ISO 9001 is a generic quality management system (QMS) standard that can be applied to any type of organization. AS9100 is an aerospace QMS standard that includes all of ISO 9001 and then adds aerospace-specific requirements on top.
Core relationship
The key structural difference is:
- ISO 9001: Baseline QMS requirements focused on customer satisfaction, process control, continuous improvement, and risk-based thinking across any industry.
- AS9100: ISO 9001 plus additional clauses and clarifications tailored to aviation, space, and defense, published under the AS91xx family (AS9100 for organizations that design/manufacture, AS9110 for maintenance, AS9120 for distributors).
If you conform to AS9100, you are expected to meet ISO 9001 requirements by definition, but the reverse is not true.
What AS9100 adds beyond ISO 9001
AS9100 builds on ISO 9001 by tightening controls in areas that are high risk for aerospace and defense:
- Product safety and airworthiness focus: Stronger emphasis on safety, reliability, and regulatory obligations specific to aviation, space, and defense products.
- Risk management and operational risk: More explicit requirements for risk assessment, mitigation, and ongoing monitoring, especially around special processes, key characteristics, and critical items.
- Configuration management: Tighter requirements to control configurations, revisions, and traceability of design, manufacturing, and repair data.
- Counterfeit parts prevention: Specific controls to prevent, detect, and respond to counterfeit or suspect parts in the supply chain.
- Special processes and validation: More structure around qualification and control of special processes that cannot be fully verified by subsequent inspection (for example, heat treat, plating, NDI, some composites processes).

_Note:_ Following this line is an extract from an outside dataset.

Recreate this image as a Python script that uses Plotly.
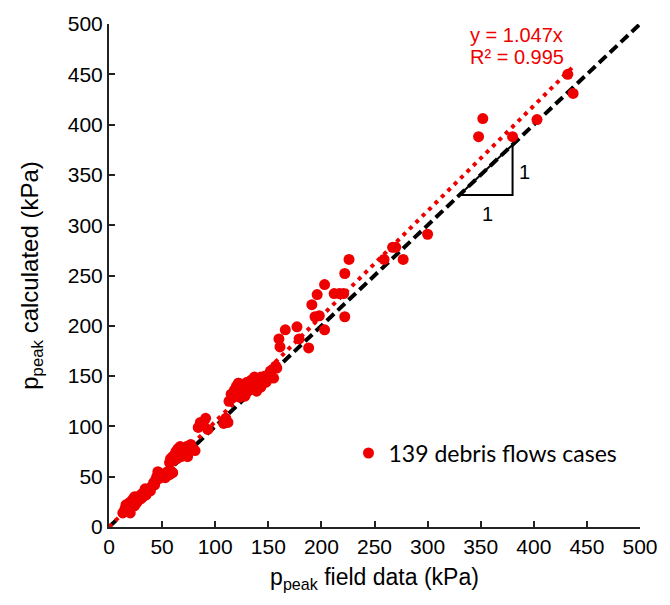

- Product realization and planning: Increased rigor in planning product realization, including verification/validation plans, process capability, and first article inspection expectations (often linked to AS9102).
- Supplier oversight and flowdown: Stronger expectations for supplier selection, monitoring, approval, and flowdown of requirements, including regulatory and customer-specific requirements.
- Nonconformance management: More prescriptive treatment of nonconforming product, concessions/deviations, and approvals from the customer or regulatory bodies where applicable.
- Human factors and awareness: Additional emphasis on human factors, awareness of product safety and conformity risks, and prevention of unapproved changes.
Impact on processes and systems
In a practical, brownfield environment with existing MES, ERP, PLM, and QMS systems, the main differences show up as:
- Deeper traceability expectations: AS9100 typically requires tighter genealogy and configuration traceability than many ISO 9001-only implementations. This impacts how you structure routings, travelers, serial/lot control, and change records in existing systems.
- More formal risk and configuration controls: You may need more systematic risk registers, FMEAs, or equivalent, and stronger integration between engineering change control and shop-floor execution.
- Stronger supplier control workflows: Approved supplier lists, supplier performance tracking, and digital evidence of flowdown and verification become more important and are scrutinized in aerospace audits.
- Nonconformance and MRB rigor: AS9100 typically drives more formal NCR, MRB, and corrective action workflows, with clear status, approvals, and records that can be traced across systems.
Neither ISO 9001 nor AS9100 specifies how your IT stack must look. The standards define what must be controlled and evidenced, not how you implement it. Whether you can meet AS9100 with your current systems depends on data integrity, integration quality, and the maturity of your processes and documentation.
Tradeoffs and adoption considerations
- Complexity and overhead: AS9100 adds documentation and control overhead compared to a minimal ISO 9001 system. In regulated aerospace this is usually necessary but still increases audit scope and maintenance effort.
- System change risk: Moving from ISO 9001 to AS9100 rarely justifies a full QMS/MES/ERP replacement. In aerospace, large replacements can fail due to validation burden, downtime risk, integration debt, and long equipment lifecycles. Incremental upgrades and targeted digitization are more realistic.
- Evidence and traceability burden: AS9100 demands more robust, accessible evidence of conformity. This often exposes weaknesses in legacy data models, paper-based travelers, and informal workarounds.
In short, ISO 9001 defines a general-purpose quality management foundation. AS9100 builds on that foundation with aerospace-specific requirements that increase the rigor of risk management, traceability, supplier control, and product safety. Effectiveness, and audit results, depend on how well these requirements are integrated into your existing processes and systems, not on the standard alone.